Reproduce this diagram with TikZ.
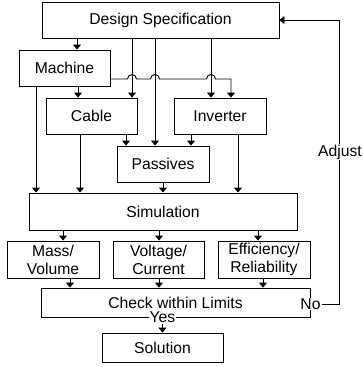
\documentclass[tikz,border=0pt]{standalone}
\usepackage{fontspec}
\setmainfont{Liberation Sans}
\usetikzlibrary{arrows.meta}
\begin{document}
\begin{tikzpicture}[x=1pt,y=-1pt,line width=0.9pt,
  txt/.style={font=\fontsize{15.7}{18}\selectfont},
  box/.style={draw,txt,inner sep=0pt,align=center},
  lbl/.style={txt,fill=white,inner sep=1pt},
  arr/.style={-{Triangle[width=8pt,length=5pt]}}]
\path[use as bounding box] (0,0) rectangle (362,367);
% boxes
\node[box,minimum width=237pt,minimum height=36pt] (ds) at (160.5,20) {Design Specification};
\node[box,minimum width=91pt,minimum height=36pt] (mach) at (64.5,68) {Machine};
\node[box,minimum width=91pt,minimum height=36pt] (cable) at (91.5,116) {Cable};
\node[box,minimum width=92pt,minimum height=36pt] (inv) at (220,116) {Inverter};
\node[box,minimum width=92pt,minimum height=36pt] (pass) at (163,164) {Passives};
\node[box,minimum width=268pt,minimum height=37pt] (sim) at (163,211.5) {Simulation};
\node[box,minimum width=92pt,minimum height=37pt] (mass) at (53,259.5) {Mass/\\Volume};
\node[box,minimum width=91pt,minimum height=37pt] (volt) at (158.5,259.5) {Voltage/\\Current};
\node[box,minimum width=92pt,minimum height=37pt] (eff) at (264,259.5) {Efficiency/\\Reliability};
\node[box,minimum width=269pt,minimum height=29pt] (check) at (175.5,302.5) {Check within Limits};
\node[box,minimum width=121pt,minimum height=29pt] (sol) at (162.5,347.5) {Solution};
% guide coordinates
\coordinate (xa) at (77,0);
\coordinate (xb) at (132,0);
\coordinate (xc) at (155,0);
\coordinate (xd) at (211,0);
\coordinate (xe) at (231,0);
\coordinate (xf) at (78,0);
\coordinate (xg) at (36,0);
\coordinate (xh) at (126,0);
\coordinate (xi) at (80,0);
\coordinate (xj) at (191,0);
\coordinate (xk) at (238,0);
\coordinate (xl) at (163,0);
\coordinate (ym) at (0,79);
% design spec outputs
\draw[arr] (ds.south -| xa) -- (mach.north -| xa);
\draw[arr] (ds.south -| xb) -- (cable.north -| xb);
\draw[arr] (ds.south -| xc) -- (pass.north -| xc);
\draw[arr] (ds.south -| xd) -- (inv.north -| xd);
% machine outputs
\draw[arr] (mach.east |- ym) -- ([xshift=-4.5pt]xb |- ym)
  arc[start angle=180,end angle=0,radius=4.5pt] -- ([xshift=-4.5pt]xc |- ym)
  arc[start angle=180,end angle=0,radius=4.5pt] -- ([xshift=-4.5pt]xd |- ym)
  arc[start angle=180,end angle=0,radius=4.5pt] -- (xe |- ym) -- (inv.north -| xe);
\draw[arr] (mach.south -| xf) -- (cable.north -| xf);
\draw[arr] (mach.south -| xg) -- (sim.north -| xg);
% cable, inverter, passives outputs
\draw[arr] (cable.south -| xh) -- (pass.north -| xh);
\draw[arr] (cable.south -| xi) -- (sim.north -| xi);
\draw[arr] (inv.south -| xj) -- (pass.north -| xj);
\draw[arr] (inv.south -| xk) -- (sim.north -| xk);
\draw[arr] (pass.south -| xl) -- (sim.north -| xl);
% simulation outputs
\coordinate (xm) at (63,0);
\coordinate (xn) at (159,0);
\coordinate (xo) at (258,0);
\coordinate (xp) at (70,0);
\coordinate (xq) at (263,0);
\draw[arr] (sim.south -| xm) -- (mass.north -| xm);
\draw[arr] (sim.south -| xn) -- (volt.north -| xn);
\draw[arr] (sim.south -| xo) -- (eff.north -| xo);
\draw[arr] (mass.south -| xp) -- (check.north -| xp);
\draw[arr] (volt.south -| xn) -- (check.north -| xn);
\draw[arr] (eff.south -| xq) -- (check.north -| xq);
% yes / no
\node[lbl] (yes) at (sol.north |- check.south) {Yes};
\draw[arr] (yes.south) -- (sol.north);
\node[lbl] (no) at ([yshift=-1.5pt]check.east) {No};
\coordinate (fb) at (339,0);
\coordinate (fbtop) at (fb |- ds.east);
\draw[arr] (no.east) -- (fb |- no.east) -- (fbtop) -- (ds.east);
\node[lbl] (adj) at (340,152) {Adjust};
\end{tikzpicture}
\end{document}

Written problem: Set down all the data again exactly as above, pictures excluded.

Response to the task:
Reproduce this diagram with TikZ.
\documentclass[tikz,border=0pt]{standalone}
\usepackage{fontspec}
\setmainfont{Liberation Sans}
\usetikzlibrary{arrows.meta}
\begin{document}
\begin{tikzpicture}[x=1pt,y=-1pt,line width=0.9pt,
  txt/.style={font=\fontsize{15.7}{18}\selectfont},
  box/.style={draw,txt,inner sep=0pt,align=center},
  lbl/.style={txt,fill=white,inner sep=1pt},
  arr/.style={-{Triangle[width=8pt,length=5pt]}}]
\path[use as bounding box] (0,0) rectangle (362,367);
% boxes
\node[box,minimum width=237pt,minimum height=36pt] (ds) at (160.5,20) {Design Specification};
\node[box,minimum width=91pt,minimum height=36pt] (mach) at (64.5,68) {Machine};
\node[box,minimum width=91pt,minimum height=36pt] (cable) at (91.5,116) {Cable};
\node[box,minimum width=92pt,minimum height=36pt] (inv) at (220,116) {Inverter};
\node[box,minimum width=92pt,minimum height=36pt] (pass) at (163,164) {Passives};
\node[box,minimum width=268pt,minimum height=37pt] (sim) at (163,211.5) {Simulation};
\node[box,minimum width=92pt,minimum height=37pt] (mass) at (53,259.5) {Mass/\\Volume};
\node[box,minimum width=91pt,minimum height=37pt] (volt) at (158.5,259.5) {Voltage/\\Current};
\node[box,minimum width=92pt,minimum height=37pt] (eff) at (264,259.5) {Efficiency/\\Reliability};
\node[box,minimum width=269pt,minimum height=29pt] (check) at (175.5,302.5) {Check within Limits};
\node[box,minimum width=121pt,minimum height=29pt] (sol) at (162.5,347.5) {Solution};
% guide coordinates
\coordinate (xa) at (77,0);
\coordinate (xb) at (132,0);
\coordinate (xc) at (155,0);
\coordinate (xd) at (211,0);
\coordinate (xe) at (231,0);
\coordinate (xf) at (78,0);
\coordinate (xg) at (36,0);
\coordinate (xh) at (126,0);
\coordinate (xi) at (80,0);
\coordinate (xj) at (191,0);
\coordinate (xk) at (238,0);
\coordinate (xl) at (163,0);
\coordinate (ym) at (0,79);
% design spec outputs
\draw[arr] (ds.south -| xa) -- (mach.north -| xa);
\draw[arr] (ds.south -| xb) -- (cable.north -| xb);
\draw[arr] (ds.south -| xc) -- (pass.north -| xc);
\draw[arr] (ds.south -| xd) -- (inv.north -| xd);
% machine outputs
\draw[arr] (mach.east |- ym) -- ([xshift=-4.5pt]xb |- ym)
  arc[start angle=180,end angle=0,radius=4.5pt] -- ([xshift=-4.5pt]xc |- ym)
  arc[start angle=180,end angle=0,radius=4.5pt] -- ([xshift=-4.5pt]xd |- ym)
  arc[start angle=180,end angle=0,radius=4.5pt] -- (xe |- ym) -- (inv.north -| xe);
\draw[arr] (mach.south -| xf) -- (cable.north -| xf);
\draw[arr] (mach.south -| xg) -- (sim.north -| xg);
% cable, inverter, passives outputs
\draw[arr] (cable.south -| xh) -- (pass.north -| xh);
\draw[arr] (cable.south -| xi) -- (sim.north -| xi);
\draw[arr] (inv.south -| xj) -- (pass.north -| xj);
\draw[arr] (inv.south -| xk) -- (sim.north -| xk);
\draw[arr] (pass.south -| xl) -- (sim.north -| xl);
% simulation outputs
\coordinate (xm) at (63,0);
\coordinate (xn) at (159,0);
\coordinate (xo) at (258,0);
\coordinate (xp) at (70,0);
\coordinate (xq) at (263,0);
\draw[arr] (sim.south -| xm) -- (mass.north -| xm);
\draw[arr] (sim.south -| xn) -- (volt.north -| xn);
\draw[arr] (sim.south -| xo) -- (eff.north -| xo);
\draw[arr] (mass.south -| xp) -- (check.north -| xp);
\draw[arr] (volt.south -| xn) -- (check.north -| xn);
\draw[arr] (eff.south -| xq) -- (check.north -| xq);
% yes / no
\node[lbl] (yes) at (sol.north |- check.south) {Yes};
\draw[arr] (yes.south) -- (sol.north);
\node[lbl] (no) at ([yshift=-1.5pt]check.east) {No};
\coordinate (fb) at (339,0);
\coordinate (fbtop) at (fb |- ds.east);
\draw[arr] (no.east) -- (fb |- no.east) -- (fbtop) -- (ds.east);
\node[lbl] (adj) at (340,152) {Adjust};
\end{tikzpicture}
\end{document}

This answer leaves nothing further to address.